How to Motivate Your Staff
You can’t be a leader without followers so you have to understand how to motivate people to buy into your agenda. Motivation is what makes employees act in certain ways so how can you achieve this? Understanding people’s motives – their reasons for doing something is the key to becoming a good leader.
One of the main theories relating to motivation is Maslow’s Hierarchy of Needs. People have needs. A need is a lack of something- something we want. This produces the drive and desire which motivates us to satisfy that need. Satisfying this need, or getting the thing we want or lack is the goal.

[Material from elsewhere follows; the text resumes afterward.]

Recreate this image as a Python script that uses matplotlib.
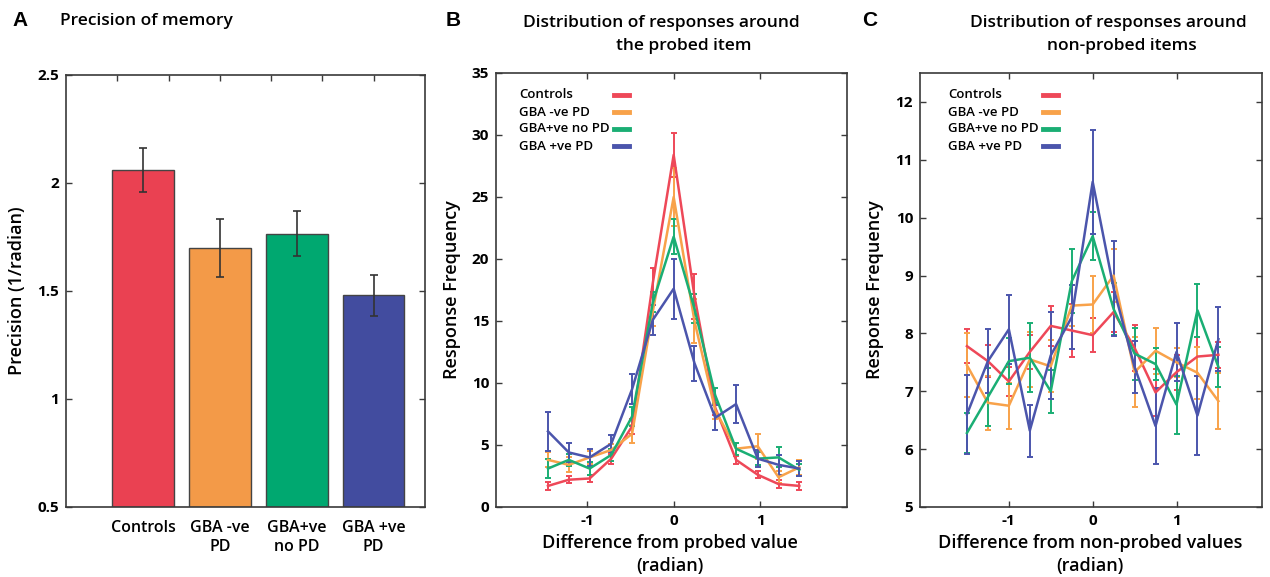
import matplotlib
matplotlib.use("Agg")
import matplotlib.pyplot as plt
import numpy as np

plt.rcParams['font.family'] = ['Open Sans', 'DejaVu Sans']

# ---------------- data ----------------
groups = ["Controls", "GBA -ve PD", "GBA+ve no PD", "GBA +ve PD"]
bar_labels = ["Controls", "GBA -ve\nPD", "GBA+ve\nno PD", "GBA +ve\nPD"]
bar_pos = [1.5, 3.0, 4.5, 6.0]
precision = [2.06, 1.70, 1.765, 1.48]
precision_err = [0.10, 0.135, 0.105, 0.095]

bar_colors = ["#EA4152", "#F39A48", "#00A870", "#424C9F"]
line_colors = ["#EE4858", "#F8A24A", "#1AAE74", "#4B55AC"]

x_probed = [-1.45, -1.21, -0.97, -0.72, -0.48, -0.24, 0.0, 0.24, 0.48, 0.72, 0.97, 1.21, 1.45]
probed_ctrl = [1.7, 2.2, 2.3, 3.9, 6.5, 18.1, 28.4, 17.0, 8.0, 3.8, 2.6, 1.85, 1.7]
probed_ctrl_err = [0.3, 0.3, 0.3, 0.4, 0.6, 1.2, 1.8, 1.8, 0.6, 0.3, 0.3, 0.3, 0.3]
probed_neg = [3.8, 3.4, 4.0, 4.6, 5.9, 15.8, 25.0, 15.0, 7.8, 4.7, 4.9, 2.4, 3.2]
probed_neg_err = [0.6, 0.6, 0.5, 0.5, 0.7, 1.2, 2.3, 1.8, 0.7, 0.5, 1.0, 0.5, 0.6]
probed_nopd = [3.1, 3.8, 3.1, 4.2, 7.3, 16.5, 21.8, 16.0, 9.0, 4.7, 3.9, 4.0, 3.0]
probed_nopd_err = [0.8, 0.5, 0.5, 0.5, 0.8, 0.8, 1.4, 1.2, 0.6, 0.5, 0.5, 0.8, 0.5]
probed_pos = [6.1, 4.4, 4.0, 5.1, 9.5, 15.1, 17.6, 11.6, 7.2, 8.3, 3.9, 3.4, 3.1]
probed_pos_err = [1.6, 0.8, 0.7, 0.7, 1.2, 1.2, 2.4, 1.4, 1.0, 1.5, 0.7, 0.8, 0.6]

x_nonprobed = [-1.5, -1.25, -1.0, -0.75, -0.5, -0.25, 0.0, 0.25, 0.5, 0.75, 1.0, 1.25, 1.5]
non_ctrl = [7.78, 7.52, 7.17, 7.68, 8.13, 8.05, 7.97, 8.37, 7.75, 6.98, 7.33, 7.60, 7.63]
non_ctrl_err = [0.30, 0.28, 0.25, 0.30, 0.35, 0.45, 0.30, 0.35, 0.40, 0.40, 0.30, 0.33, 0.22]
non_neg = [7.45, 6.80, 6.75, 7.55, 7.43, 8.48, 8.50, 9.00, 7.33, 7.70, 7.50, 7.32, 6.83]
non_neg_err = [0.55, 0.47, 0.40, 0.47, 0.45, 0.35, 0.50, 0.45, 0.60, 0.40, 0.25, 0.45, 0.48]
non_nopd = [6.28, 6.90, 7.52, 7.58, 7.00, 8.90, 9.68, 8.42, 7.65, 7.47, 6.77, 8.40, 7.42]
non_nopd_err = [0.35, 0.50, 0.40, 0.60, 0.37, 0.55, 0.42, 0.45, 0.45, 0.28, 0.50, 0.46, 0.35]
non_pos = [6.60, 7.52, 8.07, 6.32, 7.62, 8.28, 10.62, 8.78, 7.42, 6.40, 7.68, 6.58, 7.90]
non_pos_err = [0.68, 0.55, 0.60, 0.45, 0.75, 0.55, 0.90, 0.82, 0.45, 0.65, 0.50, 0.68, 0.55]

probed_series = [(probed_ctrl, probed_ctrl_err), (probed_neg, probed_neg_err),
                 (probed_nopd, probed_nopd_err), (probed_pos, probed_pos_err)]
non_series = [(non_ctrl, non_ctrl_err), (non_neg, non_neg_err),
              (non_nopd, non_nopd_err), (non_pos, non_pos_err)]

# ---------------- figure ----------------
W, H = 1270, 577
fig = plt.figure(figsize=(W / 100, H / 100), dpi=100)

def ax_rect(l, r, t, b):
    return [l / W, 1 - b / H, (r - l) / W, (b - t) / H]

spine_col = "#3a3a3a"
tick_kw = dict(direction='in', length=4, width=1.0, color=spine_col,
               labelsize=11, pad=5)

def style_axes(ax):
    for s in ax.spines.values():
        s.set_color(spine_col)
        s.set_linewidth(1.2)
    ax.tick_params(axis='both', which='both', top=True, right=True, **tick_kw)
    for lab in ax.get_xticklabels() + ax.get_yticklabels():
        lab.set_fontweight('bold')

# ---- Panel A ----
axA = fig.add_axes(ax_rect(66, 425, 75, 507))
axA.bar(bar_pos, [p - 0.5 for p in precision], bottom=0.5, width=1.2,
        color=bar_colors, edgecolor="#444444", linewidth=1.0, zorder=2)
axA.errorbar(bar_pos, precision, yerr=precision_err, fmt='none',
             ecolor="#333333", elinewidth=1.2, capsize=3, capthick=1.2, zorder=3)
axA.set_xlim(0, 7)
axA.set_ylim(0.5, 2.5)
axA.set_yticks([0.5, 1, 1.5, 2, 2.5])
axA.set_yticklabels(["0.5", "1", "1.5", "2", "2.5"])
style_axes(axA)
axA.set_xticks([1, 2, 3, 4, 5, 6])
axA.tick_params(axis='x', bottom=False, labelbottom=False, top=True)
for p, lab in zip(bar_pos, bar_labels):
    axA.text(p, -0.03, lab, transform=axA.get_xaxis_transform(), ha='center',
             va='top', fontsize=11.5, fontweight='semibold', linespacing=1.25)
axA.set_ylabel("Precision (1/radian)", fontsize=13, fontweight='semibold', labelpad=8)

# ---- line panels ----
def line_panel(rect, xs, series, ylim, yticks, leg_text_x, leg_line_x):
    ax = fig.add_axes(rect)
    for (vals, errs), c, g in zip(series, line_colors, groups):
        ax.errorbar(xs, vals, yerr=errs, color=c, lw=1.8, elinewidth=1.4,
                    capsize=2.5, capthick=1.4, label=g)
    ax.set_ylim(*ylim)
    ax.set_yticks(yticks)
    ax.set_xticks([-1, 0, 1])
    ax.set_xticklabels(["-1", "0", "1"])
    style_axes(ax)
    # manual legend (text first, then a short colour stroke)
    for i, (g, c) in enumerate(zip(groups, line_colors)):
        yy = 1 - (95 + 17 * i) / H
        fig.text(leg_text_x / W, yy, g, ha='left', va='center',
                 fontsize=9.5, fontweight='semibold')
        fig.add_artist(plt.Line2D([leg_line_x[0] / W, leg_line_x[1] / W], [yy, yy],
                                  color=c, lw=3.5, transform=fig.transFigure))
    ax.set_ylabel("Response Frequency", fontsize=13, fontweight='semibold', labelpad=8)
    return ax

axB = line_panel(ax_rect(496, 847, 73, 507), x_probed, probed_series, (0, 35),
                 [0, 5, 10, 15, 20, 25, 30, 35], 519, (614, 629))
axB.set_xlim(-2.05, 2.0)
axC = line_panel(ax_rect(920, 1262, 73, 507), x_nonprobed, non_series, (5, 12.5),
                 [5, 6, 7, 8, 9, 10, 11, 12], 948, (1043, 1058))
axC.set_xlim(-2.06, 2.02)

# x labels
for cx, t in [(670, "Difference from probed value"), (1090, "Difference from non-probed values")]:
    fig.text(cx / W, 1 - 543 / H, t, ha='center', va='center', fontsize=13, fontweight='semibold')
    fig.text(cx / W, 1 - 566 / H, "(radian)", ha='center', va='center', fontsize=13, fontweight='semibold')

# titles and panel letters
letter_kw = dict(ha='left', va='center', fontsize=15, fontweight='bold',
                 family=['Liberation Sans', 'DejaVu Sans'])
fig.text(12 / W, 1 - 20 / H, "A", **letter_kw)
fig.text(446 / W, 1 - 20 / H, "B", **letter_kw)
fig.text(862 / W, 1 - 20 / H, "C", **letter_kw)

title_kw = dict(va='center', fontsize=12.5, fontweight='semibold')
fig.text(60 / W, 1 - 21 / H, "Precision of memory", ha='left', **title_kw)
fig.text(661 / W, 1 - 23 / H, "Distribution of responses around", ha='center', **title_kw)
fig.text(684 / W, 1 - 46 / H, "the probed item", ha='center', **title_kw)
fig.text(1108 / W, 1 - 23 / H, "Distribution of responses around", ha='center', **title_kw)
fig.text(1122 / W, 1 - 46 / H, "non-probed items", ha='center', **title_kw)

fig.savefig("out.png", dpi=100)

Maslow’s theory of motivation is called the “hierarchy of needs”. Maslow believes that people have five main needs in the following order of importance:-
- Physiological Needs –
i) the need to eat
ii) the need to drink
iii) the need to work
iv) the need to sleep
v) the need to reproduce
- Safety Needs –
i) the need for shelter
ii) the need to fell secure
- Belonging Needs –
i) the need to feel part of a group
ii) the need for acceptance
- Self-Esteem Needs –
i) the need to feel good about themselves
ii) the need to be recognised for their achievement
- Self-Realisation Needs –
i) the need for personal fulfilment
ii) the need to grow and develop
Maslow believes that people would not move on down this list to be motivated by the next set of needs until the previous set(s) had been satisfied. There are other theories in a similar vein to Maslow. Another theory by Alderfer categorised these needs into three categories:-
- existence needs
- relatedness needs
- growth needs
Leaders and managers need to have this level of understanding if they are to be in a position to motivate their staff. However to be a good leader and manager you need to recognise that people are different. To display the traits of a good leader you need to recognise that some people come to work to earn money (existence needs) and have no desire either to get on with others (relatedness needs), or earn promotion (growth needs). Others work to meet people and have a personal challenge and sense of achievement ( relatedness needs). Others work to gain experience to get promotion (growth needs). For others it maybe a combination of these.